WHAT YOU SHOULD DO. Please give back word for word the lines below, from the first one through the one with "const yTicks = [0.2, 0.4, 0.6, 0.8, 1.0, 1.2]".
##### DATASET SECTION
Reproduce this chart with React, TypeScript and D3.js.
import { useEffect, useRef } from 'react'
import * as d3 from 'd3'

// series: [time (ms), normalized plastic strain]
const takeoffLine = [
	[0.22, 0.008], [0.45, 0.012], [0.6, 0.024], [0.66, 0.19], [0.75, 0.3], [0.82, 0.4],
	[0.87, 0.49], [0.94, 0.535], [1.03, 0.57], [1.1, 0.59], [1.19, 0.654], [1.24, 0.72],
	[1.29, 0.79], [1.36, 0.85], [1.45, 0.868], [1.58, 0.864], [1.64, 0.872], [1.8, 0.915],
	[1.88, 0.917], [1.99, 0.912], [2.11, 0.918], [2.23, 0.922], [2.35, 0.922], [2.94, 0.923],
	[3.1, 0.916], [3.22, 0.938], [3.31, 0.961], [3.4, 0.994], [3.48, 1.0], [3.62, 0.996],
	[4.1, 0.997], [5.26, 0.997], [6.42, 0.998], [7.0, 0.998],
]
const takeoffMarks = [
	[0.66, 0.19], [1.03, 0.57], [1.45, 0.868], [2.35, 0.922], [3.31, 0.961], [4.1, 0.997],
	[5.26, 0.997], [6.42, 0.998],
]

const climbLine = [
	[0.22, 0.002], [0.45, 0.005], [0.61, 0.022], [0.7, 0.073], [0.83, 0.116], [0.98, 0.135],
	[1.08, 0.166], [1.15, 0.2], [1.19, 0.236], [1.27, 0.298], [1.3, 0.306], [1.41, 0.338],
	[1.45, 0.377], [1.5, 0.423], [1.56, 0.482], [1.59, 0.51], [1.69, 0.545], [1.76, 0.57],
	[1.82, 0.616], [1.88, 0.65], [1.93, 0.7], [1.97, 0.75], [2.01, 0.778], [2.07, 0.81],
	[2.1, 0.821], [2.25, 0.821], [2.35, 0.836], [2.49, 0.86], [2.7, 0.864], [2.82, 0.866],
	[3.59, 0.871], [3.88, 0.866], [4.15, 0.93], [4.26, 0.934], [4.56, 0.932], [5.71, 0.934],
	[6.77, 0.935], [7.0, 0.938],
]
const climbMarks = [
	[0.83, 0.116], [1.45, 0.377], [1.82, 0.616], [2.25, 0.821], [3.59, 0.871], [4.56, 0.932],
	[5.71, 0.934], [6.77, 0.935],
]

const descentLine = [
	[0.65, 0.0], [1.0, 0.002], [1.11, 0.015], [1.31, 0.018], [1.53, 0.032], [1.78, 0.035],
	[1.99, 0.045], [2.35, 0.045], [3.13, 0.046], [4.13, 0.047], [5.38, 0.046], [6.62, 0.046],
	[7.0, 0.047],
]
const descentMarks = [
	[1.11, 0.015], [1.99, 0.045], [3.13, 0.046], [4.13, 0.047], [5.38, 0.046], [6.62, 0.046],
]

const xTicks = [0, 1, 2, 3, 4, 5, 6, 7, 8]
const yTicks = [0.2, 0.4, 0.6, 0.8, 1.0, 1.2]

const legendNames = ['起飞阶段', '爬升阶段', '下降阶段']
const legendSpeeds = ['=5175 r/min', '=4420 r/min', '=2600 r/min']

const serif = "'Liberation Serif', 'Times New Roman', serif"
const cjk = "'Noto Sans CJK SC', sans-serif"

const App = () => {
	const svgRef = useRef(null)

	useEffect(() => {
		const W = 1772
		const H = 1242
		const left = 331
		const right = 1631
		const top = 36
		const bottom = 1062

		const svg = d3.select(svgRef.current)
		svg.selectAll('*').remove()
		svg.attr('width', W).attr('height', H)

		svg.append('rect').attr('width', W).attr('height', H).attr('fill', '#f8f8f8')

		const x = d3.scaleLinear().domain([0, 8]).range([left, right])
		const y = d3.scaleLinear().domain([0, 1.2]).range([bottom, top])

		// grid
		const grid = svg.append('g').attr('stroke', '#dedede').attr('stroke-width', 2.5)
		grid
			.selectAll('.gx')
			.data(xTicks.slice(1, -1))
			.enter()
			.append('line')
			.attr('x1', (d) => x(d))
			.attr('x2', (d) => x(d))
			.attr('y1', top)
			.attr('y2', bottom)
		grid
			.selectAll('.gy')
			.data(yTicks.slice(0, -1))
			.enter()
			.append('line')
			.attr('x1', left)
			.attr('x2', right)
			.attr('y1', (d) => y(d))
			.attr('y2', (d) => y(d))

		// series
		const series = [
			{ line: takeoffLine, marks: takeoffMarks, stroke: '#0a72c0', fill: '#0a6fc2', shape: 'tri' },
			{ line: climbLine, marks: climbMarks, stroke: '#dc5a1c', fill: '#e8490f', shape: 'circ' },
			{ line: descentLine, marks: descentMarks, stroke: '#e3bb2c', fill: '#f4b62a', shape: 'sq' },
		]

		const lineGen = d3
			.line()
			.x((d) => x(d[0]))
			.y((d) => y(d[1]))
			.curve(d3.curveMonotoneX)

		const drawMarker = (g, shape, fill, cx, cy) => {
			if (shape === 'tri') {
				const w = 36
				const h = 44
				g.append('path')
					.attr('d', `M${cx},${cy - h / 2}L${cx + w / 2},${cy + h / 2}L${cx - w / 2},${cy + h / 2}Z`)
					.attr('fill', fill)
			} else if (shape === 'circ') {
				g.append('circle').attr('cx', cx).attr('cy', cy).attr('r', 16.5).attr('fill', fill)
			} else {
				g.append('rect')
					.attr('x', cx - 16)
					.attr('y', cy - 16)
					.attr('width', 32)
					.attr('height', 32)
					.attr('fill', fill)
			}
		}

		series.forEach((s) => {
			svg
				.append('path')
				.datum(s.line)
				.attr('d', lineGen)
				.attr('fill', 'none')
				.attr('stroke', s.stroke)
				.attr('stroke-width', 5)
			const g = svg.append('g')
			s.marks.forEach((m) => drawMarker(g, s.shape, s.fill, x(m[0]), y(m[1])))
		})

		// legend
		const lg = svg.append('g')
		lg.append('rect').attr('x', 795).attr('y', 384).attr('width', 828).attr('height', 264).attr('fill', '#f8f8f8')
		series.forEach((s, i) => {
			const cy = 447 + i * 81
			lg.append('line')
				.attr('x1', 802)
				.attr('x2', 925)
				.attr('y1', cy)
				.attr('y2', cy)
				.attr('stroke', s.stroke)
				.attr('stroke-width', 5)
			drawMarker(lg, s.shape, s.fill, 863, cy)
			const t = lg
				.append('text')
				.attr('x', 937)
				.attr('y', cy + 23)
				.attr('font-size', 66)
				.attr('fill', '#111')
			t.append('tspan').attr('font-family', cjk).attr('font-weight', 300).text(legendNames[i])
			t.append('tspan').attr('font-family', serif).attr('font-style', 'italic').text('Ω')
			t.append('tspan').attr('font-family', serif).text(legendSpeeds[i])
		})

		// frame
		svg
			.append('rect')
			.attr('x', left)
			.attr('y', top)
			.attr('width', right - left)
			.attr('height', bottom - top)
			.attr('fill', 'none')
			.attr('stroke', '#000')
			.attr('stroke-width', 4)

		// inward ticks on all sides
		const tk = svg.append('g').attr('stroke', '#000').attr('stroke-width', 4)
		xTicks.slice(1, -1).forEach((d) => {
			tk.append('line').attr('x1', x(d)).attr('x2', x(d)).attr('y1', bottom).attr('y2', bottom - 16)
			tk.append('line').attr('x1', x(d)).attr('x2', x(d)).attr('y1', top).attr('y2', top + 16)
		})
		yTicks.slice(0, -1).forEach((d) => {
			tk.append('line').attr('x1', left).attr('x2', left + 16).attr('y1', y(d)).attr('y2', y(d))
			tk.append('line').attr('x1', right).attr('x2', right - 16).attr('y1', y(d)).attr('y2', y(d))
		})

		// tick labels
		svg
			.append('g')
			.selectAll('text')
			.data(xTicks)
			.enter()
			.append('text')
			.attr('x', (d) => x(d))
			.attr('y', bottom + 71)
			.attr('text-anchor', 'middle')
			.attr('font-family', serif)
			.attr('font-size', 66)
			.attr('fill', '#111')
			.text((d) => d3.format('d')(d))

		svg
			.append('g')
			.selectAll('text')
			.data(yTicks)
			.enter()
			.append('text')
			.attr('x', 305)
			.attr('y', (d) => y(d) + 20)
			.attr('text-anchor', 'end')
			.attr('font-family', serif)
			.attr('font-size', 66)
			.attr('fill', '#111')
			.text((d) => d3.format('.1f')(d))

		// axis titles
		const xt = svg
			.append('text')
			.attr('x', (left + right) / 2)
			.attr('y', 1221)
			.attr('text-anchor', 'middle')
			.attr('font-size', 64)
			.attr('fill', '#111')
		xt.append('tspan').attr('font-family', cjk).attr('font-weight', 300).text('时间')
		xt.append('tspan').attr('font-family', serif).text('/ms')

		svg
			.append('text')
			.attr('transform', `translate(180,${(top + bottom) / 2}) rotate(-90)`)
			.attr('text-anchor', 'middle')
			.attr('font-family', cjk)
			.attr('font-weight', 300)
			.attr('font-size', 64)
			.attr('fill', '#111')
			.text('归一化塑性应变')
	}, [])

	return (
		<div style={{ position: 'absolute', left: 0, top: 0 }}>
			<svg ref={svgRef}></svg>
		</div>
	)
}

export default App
##########
REPLY.
Reproduce this chart with React, TypeScript and D3.js.
import { useEffect, useRef } from 'react'
import * as d3 from 'd3'

// series: [time (ms), normalized plastic strain]
const takeoffLine = [
	[0.22, 0.008], [0.45, 0.012], [0.6, 0.024], [0.66, 0.19], [0.75, 0.3], [0.82, 0.4],
	[0.87, 0.49], [0.94, 0.535], [1.03, 0.57], [1.1, 0.59], [1.19, 0.654], [1.24, 0.72],
	[1.29, 0.79], [1.36, 0.85], [1.45, 0.868], [1.58, 0.864], [1.64, 0.872], [1.8, 0.915],
	[1.88, 0.917], [1.99, 0.912], [2.11, 0.918], [2.23, 0.922], [2.35, 0.922], [2.94, 0.923],
	[3.1, 0.916], [3.22, 0.938], [3.31, 0.961], [3.4, 0.994], [3.48, 1.0], [3.62, 0.996],
	[4.1, 0.997], [5.26, 0.997], [6.42, 0.998], [7.0, 0.998],
]
const takeoffMarks = [
	[0.66, 0.19], [1.03, 0.57], [1.45, 0.868], [2.35, 0.922], [3.31, 0.961], [4.1, 0.997],
	[5.26, 0.997], [6.42, 0.998],
]

const climbLine = [
	[0.22, 0.002], [0.45, 0.005], [0.61, 0.022], [0.7, 0.073], [0.83, 0.116], [0.98, 0.135],
	[1.08, 0.166], [1.15, 0.2], [1.19, 0.236], [1.27, 0.298], [1.3, 0.306], [1.41, 0.338],
	[1.45, 0.377], [1.5, 0.423], [1.56, 0.482], [1.59, 0.51], [1.69, 0.545], [1.76, 0.57],
	[1.82, 0.616], [1.88, 0.65], [1.93, 0.7], [1.97, 0.75], [2.01, 0.778], [2.07, 0.81],
	[2.1, 0.821], [2.25, 0.821], [2.35, 0.836], [2.49, 0.86], [2.7, 0.864], [2.82, 0.866],
	[3.59, 0.871], [3.88, 0.866], [4.15, 0.93], [4.26, 0.934], [4.56, 0.932], [5.71, 0.934],
	[6.77, 0.935], [7.0, 0.938],
]
const climbMarks = [
	[0.83, 0.116], [1.45, 0.377], [1.82, 0.616], [2.25, 0.821], [3.59, 0.871], [4.56, 0.932],
	[5.71, 0.934], [6.77, 0.935],
]

const descentLine = [
	[0.65, 0.0], [1.0, 0.002], [1.11, 0.015], [1.31, 0.018], [1.53, 0.032], [1.78, 0.035],
	[1.99, 0.045], [2.35, 0.045], [3.13, 0.046], [4.13, 0.047], [5.38, 0.046], [6.62, 0.046],
	[7.0, 0.047],
]
const descentMarks = [
	[1.11, 0.015], [1.99, 0.045], [3.13, 0.046], [4.13, 0.047], [5.38, 0.046], [6.62, 0.046],
]

const xTicks = [0, 1, 2, 3, 4, 5, 6, 7, 8]
const yTicks = [0.2, 0.4, 0.6, 0.8, 1.0, 1.2]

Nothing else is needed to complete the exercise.